L'heure de vérité s'est déroulée la semaine dernière, à Athènes et à Rome, lorsque Berlusconi et Papandréou ont été contraints de dévoiler leur jeu. Aujourd’hui c’est au tour de Berlin de jouer cartes sur table.

Elections

Le terne Mariano Rajoy à deux doigts du pouvoir

A deux jours des législatives du 20 novembre, l’issue du vote ne semble faire aucun doute : le Parti populaire (PP, opposition de droite) devrait emporter la majorité absolue des sièges au Congrès des députés. Les derniers sondages publiés accordent en effet au parti de Mariano Rajoy autour de 15 points de différence (45%-30% des intentions de vote) par rapport au Parti socialiste (PSOE) d’Alfredo Pérez Rubalcaba.

La profonde crise économique que traverse l'Espagne, avec le taux de chômage plus élevé de l'UE (21,7%) et une prime de risque de la dette atteignant des niveaux record, a été la toile de fond d’une campagne électorale marquée par l'idée que les programmes sont inutiles, car les décisions politiques seront imposées par l’extérieur.

Rajoy n’est pas un novice en politique : à 56 ans, il a été plusieurs fois ministre sous José María Aznar (1996-2004).
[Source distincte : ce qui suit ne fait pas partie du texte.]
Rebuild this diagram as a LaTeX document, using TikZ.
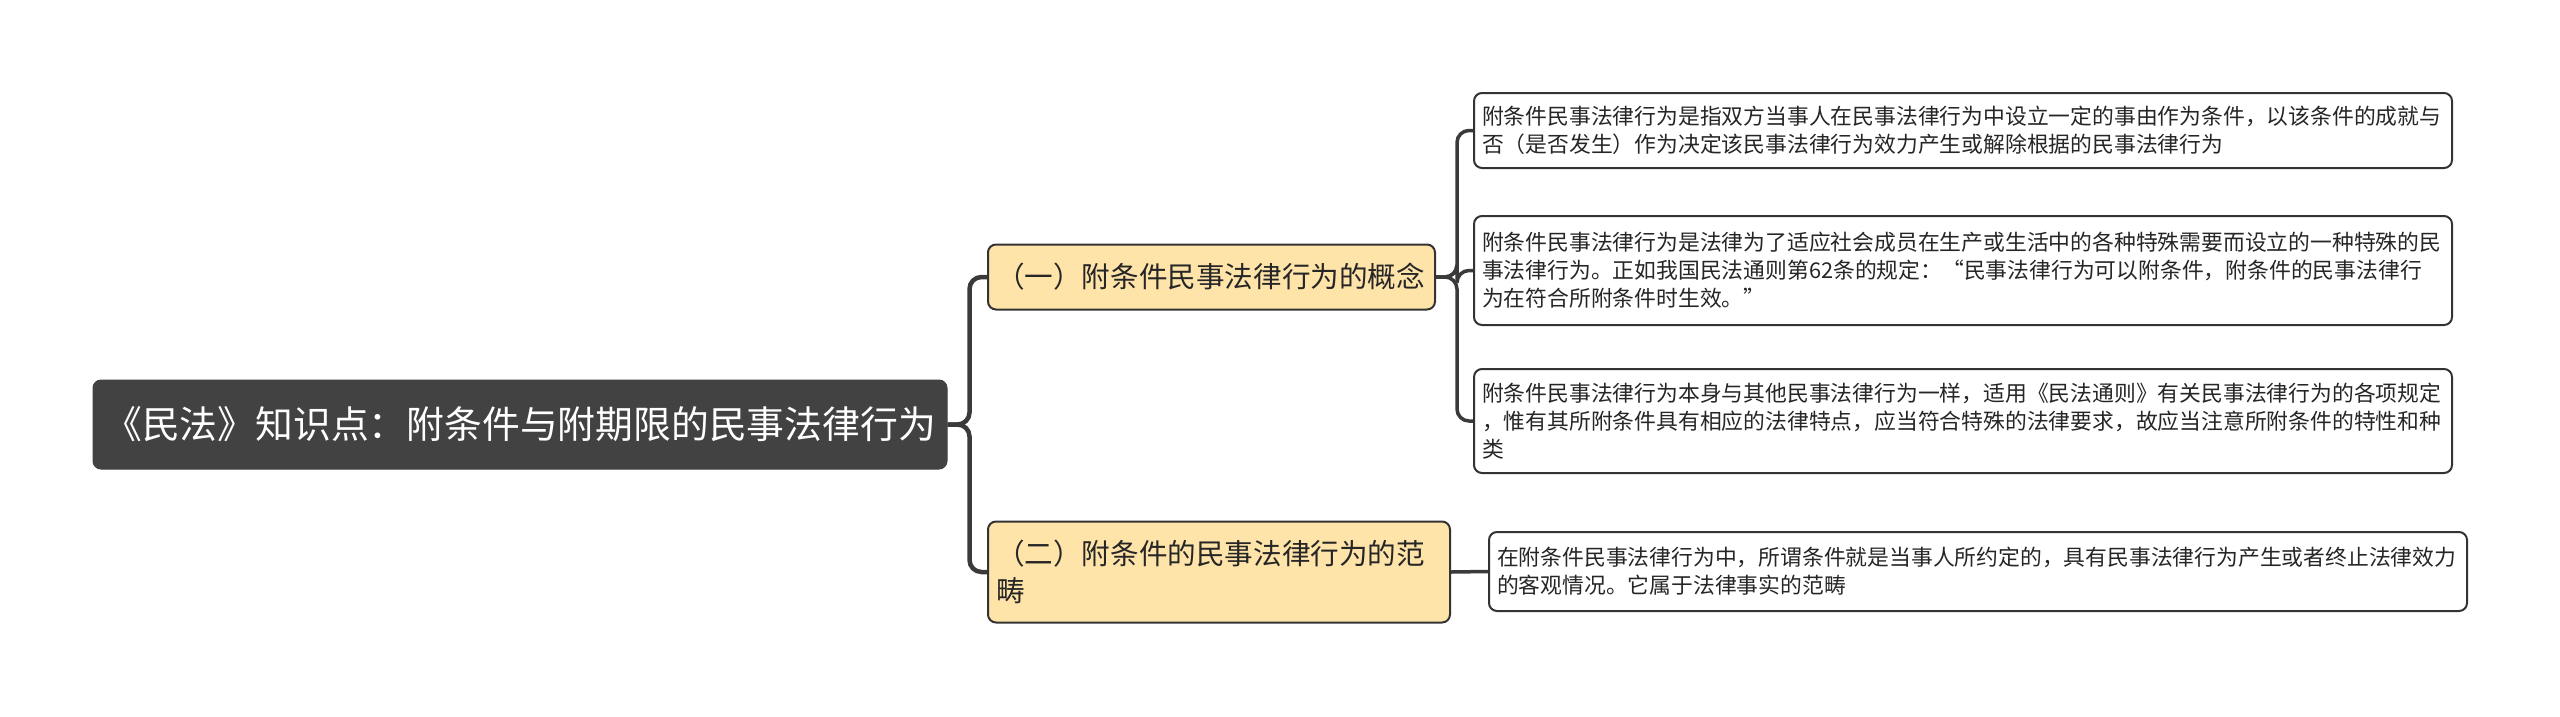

Qualifié de "marcheur tranquille" par *L*a Vanguardia, le probable futur chef du gouvernement manquerait toutefois de charisme : "Rajoy est un politique de combustion lente, un légaliste qui n'a jamais marché sur les pieds de personne pour arriver au but. Ses critiques vilipendent son profil bas, son passage par quatre ministères sans laisser aucune empreinte, ses silences et sa personnalité allergique aux conflits".

Quant à Rubalcaba, 60 ans, lui aussi plusieurs fois ministre, il paye la mauvaise image de son prédécesseur à la tête du PSOE, le chef du gouvernement sortant José Luis Rodríguez Zapatero. Il fait face selon El Mundo "à un défi impossible". Voilà pourquoi il peut aspirer "tout au plus à obtenir un résultat digne, ou, dans le meilleur des cas, à éviter la majorité absolue du PP. Et il se contenterait de sauver le projet [du PSOE] pour que le ciment de la maison socialiste tienne le coup".